Yesterday, in a feeble attempt at relevancy, Kate Marshall tried to politicize a tragic school shooting in Florida by attacking me and her Democratic colleagues for an effective, public safety bill I championed in 2015. The bill, SB 175 from 2015, was passed with Republican and Democratic support and was signed into law by Governor Brian Sandoval. By attacking supporters of this legislation, Kate Marshall has launched a broadside against Democrat Senate Majority Leader and candidate for Attorney General Aaron Ford, as well as Speaker Jason Frierson, who as a private citizen in 2015, helped negotiate the final language of the bill.

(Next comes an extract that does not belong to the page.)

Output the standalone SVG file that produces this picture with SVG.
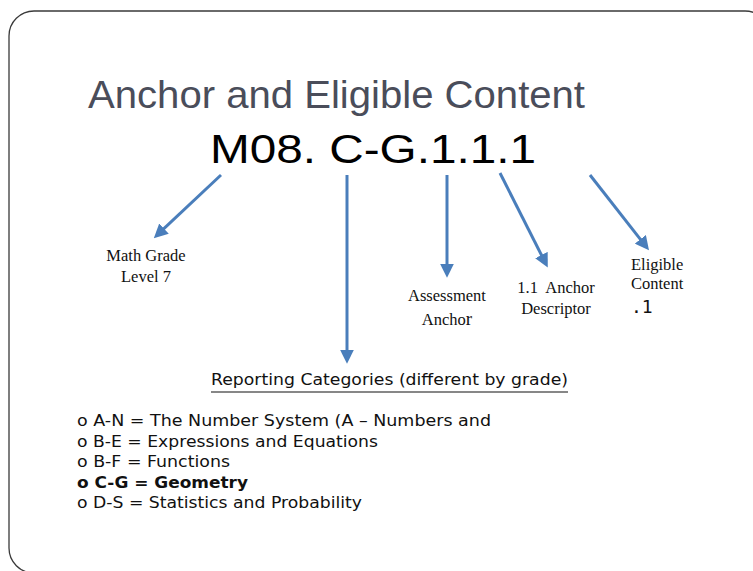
<svg xmlns="http://www.w3.org/2000/svg" width="753" height="571" viewBox="0 0 753 571">
<style>
.lbl{font-family:"Liberation Serif","Times New Roman",serif;font-size:16.5px;fill:#111}
.list{font-family:"DejaVu Sans",Verdana,sans-serif;font-size:15px;fill:#111}
.arr{stroke:#4A7EBB;stroke-width:3;fill:none;marker-end:url(#ah)}
</style>
<defs>
<marker id="ah" markerUnits="userSpaceOnUse" markerWidth="14" markerHeight="14" viewBox="0 0 12 12" refX="2" refY="6" orient="auto">
<path d="M0,0 L12,6 L0,12 z" fill="#4A7EBB"/>
</marker>
</defs>
<rect x="9" y="11" width="761" height="562" rx="25" ry="25" fill="#fff" stroke="#3a3a3a" stroke-width="1.3"/>
<g id="title">
<text x="88" y="108" font-family="Liberation Sans, Arial, sans-serif" font-size="39" fill="#4A4D5A" textLength="497" lengthAdjust="spacingAndGlyphs">Anchor and Eligible Content</text>
</g>
<g id="code">
<text x="210" y="163" font-family="Liberation Sans, Arial, sans-serif" font-size="41" fill="#000" textLength="326" lengthAdjust="spacingAndGlyphs">M08. C-G.1.1.1</text>
</g>
<g id="connectors">
<line class="arr" x1="221" y1="175" x2="162.3" y2="230.2"/>
<line class="arr" x1="347" y1="175" x2="347" y2="352"/>
<line class="arr" x1="447" y1="175" x2="447" y2="266"/>
<line class="arr" x1="500" y1="173" x2="542.5" y2="257.1"/>
<line class="arr" x1="590" y1="175" x2="641.8" y2="241.1"/>
</g>
<g id="math-grade">
<text class="lbl" x="146" y="261" text-anchor="middle">Math Grade</text>
<text class="lbl" x="146" y="282" text-anchor="middle">Level 7</text>
</g>
<g id="assessment-anchor">
<text class="lbl" x="447" y="301" text-anchor="middle">Assessment</text>
<text class="lbl" x="447" y="325" text-anchor="middle">Ancho<tspan font-size="19">r</tspan></text>
</g>
<g id="anchor-descriptor">
<text class="lbl" x="556" y="293" text-anchor="middle" xml:space="preserve">1.1  Anchor</text>
<text class="lbl" x="556" y="314" text-anchor="middle">Descriptor</text>
</g>
<g id="eligible-content">
<text class="lbl" x="631" y="270">Eligible</text>
<text class="lbl" x="631" y="289">Content</text>
<text x="631" y="313" font-family="DejaVu Sans Mono, Liberation Mono, monospace" font-size="18" fill="#111">.1</text>
</g>
<g id="reporting-categories">
<text x="211" y="385" font-family="DejaVu Sans, Verdana, sans-serif" font-size="15" fill="#111" textLength="357" lengthAdjust="spacingAndGlyphs">Reporting Categories (different by grade)</text>
<line x1="211" y1="392" x2="568" y2="392" stroke="#111" stroke-width="1.2"/>
<text class="list" x="77" y="426" textLength="414" lengthAdjust="spacingAndGlyphs">o A-N = The Number System (A – Numbers and</text>
<text class="list" x="77" y="447" textLength="301" lengthAdjust="spacingAndGlyphs">o B-E = Expressions and Equations</text>
<text class="list" x="77" y="467" textLength="153" lengthAdjust="spacingAndGlyphs">o B-F = Functions</text>
<text class="list" x="77" y="488" font-weight="bold" textLength="171" lengthAdjust="spacingAndGlyphs">o C-G = Geometry</text>
<text class="list" x="77" y="508" textLength="285" lengthAdjust="spacingAndGlyphs">o D-S = Statistics and Probability</text>
</g>
</svg>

She actually claimed that the bill would ‘decimate our state’s gun safety measures’.
Well, since I doubt she has even read the bill, I’ll explain what it would mean in the real world for Nevadans if this law was, in fact, repealed.

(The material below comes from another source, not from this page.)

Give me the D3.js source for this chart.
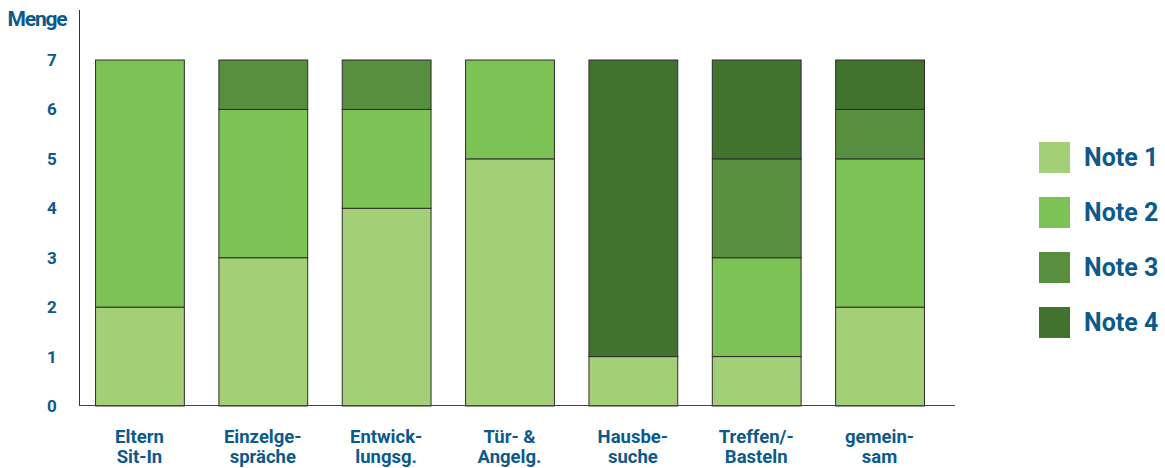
<!DOCTYPE html>
<html>
<head>
<meta charset="utf-8">
<script src="https://cdn.jsdelivr.net/npm/d3@7"></script>
<style>
  body { margin: 0; background: #fff; }
  text { font-family: Roboto, "Open Sans", sans-serif; font-weight: bold; fill: #0b5a8c; }
</style>
</head>
<body>
<svg id="chart"></svg>
<script>
const categories = [["Eltern", "Sit-In"], ["Einzelge-", "spräche"], ["Entwick-", "lungsg."], ["Tür- &", "Angelg."], ["Hausbe-", "suche"], ["Treffen/-", "Basteln"], ["gemein-", "sam"]];
const note1 = [2, 3, 4, 5, 1, 1, 2];
const note2 = [5, 3, 2, 2, 0, 2, 3];
const note3 = [0, 1, 1, 0, 0, 2, 1];
const note4 = [0, 0, 0, 0, 6, 2, 1];
const seriesNames = ["Note 1", "Note 2", "Note 3", "Note 4"];
const colors = ["#a3d077", "#7dc254", "#578f3e", "#41722e"];
const yTicks = [0, 1, 2, 3, 4, 5, 6, 7];

const width = 1165, height = 468;
const svg = d3.select("#chart").attr("width", width).attr("height", height);

const rows = categories.map((c, i) => ({ key: i, n1: note1[i], n2: note2[i], n3: note3[i], n4: note4[i] }));
const stack = d3.stack().keys(["n1", "n2", "n3", "n4"])(rows);

const x = d3.scaleBand().domain(d3.range(categories.length)).range([79, 940]).paddingInner(0.28).paddingOuter(0.13);
const y = d3.scaleLinear().domain([0, 7]).range([406, 60]);
const color = d3.scaleOrdinal().domain(["n1", "n2", "n3", "n4"]).range(colors);

// bars
svg.append("g")
  .selectAll("g")
  .data(stack)
  .join("g")
  .attr("fill", d => color(d.key))
  .selectAll("rect")
  .data(d => d.filter(s => s[1] - s[0] > 0))
  .join("rect")
  .attr("x", d => x(d.data.key) + 0.5)
  .attr("y", d => y(d[1]))
  .attr("width", x.bandwidth())
  .attr("height", d => y(d[0]) - y(d[1]))
  .attr("stroke", "#2e2e2e")
  .attr("stroke-width", 1);

// axes lines
svg.append("line").attr("x1", 79.5).attr("x2", 79.5).attr("y1", 10).attr("y2", 406)
  .attr("stroke", "#333").attr("stroke-width", 1);
svg.append("line").attr("x1", 79).attr("x2", 955).attr("y1", 405.5).attr("y2", 405.5)
  .attr("stroke", "#444").attr("stroke-width", 1.2);

// y tick labels
svg.append("g")
  .selectAll("text")
  .data(yTicks)
  .join("text")
  .attr("x", 52)
  .attr("y", d => y(d))
  .attr("dy", "0.35em")
  .attr("text-anchor", "middle")
  .attr("font-size", 17)
  .text(d => d);

svg.append("text").attr("x", 37).attr("y", 26).attr("text-anchor", "middle")
  .attr("font-size", 21).attr("letter-spacing", -1.2).text("Menge");

// category labels
const lab = svg.append("g")
  .selectAll("text")
  .data(categories)
  .join("text")
  .attr("text-anchor", "middle")
  .attr("font-size", 18.5)
  .attr("x", (d, i) => x(i) + x.bandwidth() / 2);
lab.append("tspan").attr("x", (d, i) => x(i) + x.bandwidth() / 2).attr("y", 443).text(d => d[0]);
lab.append("tspan").attr("x", (d, i) => x(i) + x.bandwidth() / 2).attr("y", 463).text(d => d[1]);

// legend
const legend = svg.append("g")
  .selectAll("g")
  .data(seriesNames)
  .join("g")
  .attr("transform", (d, i) => `translate(1039, ${142 + i * 55})`);
legend.append("rect").attr("width", 31).attr("height", 31).attr("fill", (d, i) => colors[i]);
legend.append("text").attr("x", 45).attr("y", 24).attr("font-size", 25).text(d => d);
</script>
</body>
</html>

First, law-abiding Nevadans who legally purchase a hand gun in Southern Nevada would need to, once again, register their hand gun with the Clark County Sheriff’s Office. This would be required, despite the fact that Sheriff Lombardo supported the repeal of this registration requirement, due to the fact that there was no good public safety reason for requiring the registration. If Kate Marshall knew anything about the history of Southern Nevada, she would know that this antiquated registration requirement was a remnant of the days when organized crime was prevalent in Las Vegas, and the registration requirement was widely acknowledged as a tool to pull over and arrest suspected mafia figures.
Second, if this law was repealed, every local government in Nevada would be able to set their own gun laws. In Southern Nevada, you would likely see four different sets of gun laws in the Las Vegas Valley. The impractical result would be that an otherwise law-abiding Nevadan could and would inadvertently become a criminal simply by driving through the multiple jurisdictions in the Las Vegas Valley. In fact, this was the reality prior to the passage of SB 175. That is why the legislature rightly determined it made much more sense to decide firearms policy at the state level, rather than at the local level.
Third, if this law was repealed, a victim of a violent car-jacking would no longer have a right to use justifiable force to defend themselves and their property.
Finally, and most importantly, if SB 175 from 2015 were repealed, perpetrators of misdemeanor domestic violence would once again be able to purchase guns, as they were before my bill was passed.
The bottom line is that Kate Marshall has been exposed, once again, as nothing more than a political opportunist who neither understands nor cares about our state’s statutes on gun laws, domestic violence protections, and other important public safety matters. She should spare her Democrat colleagues further political embarrassment and apologize for her ignorance.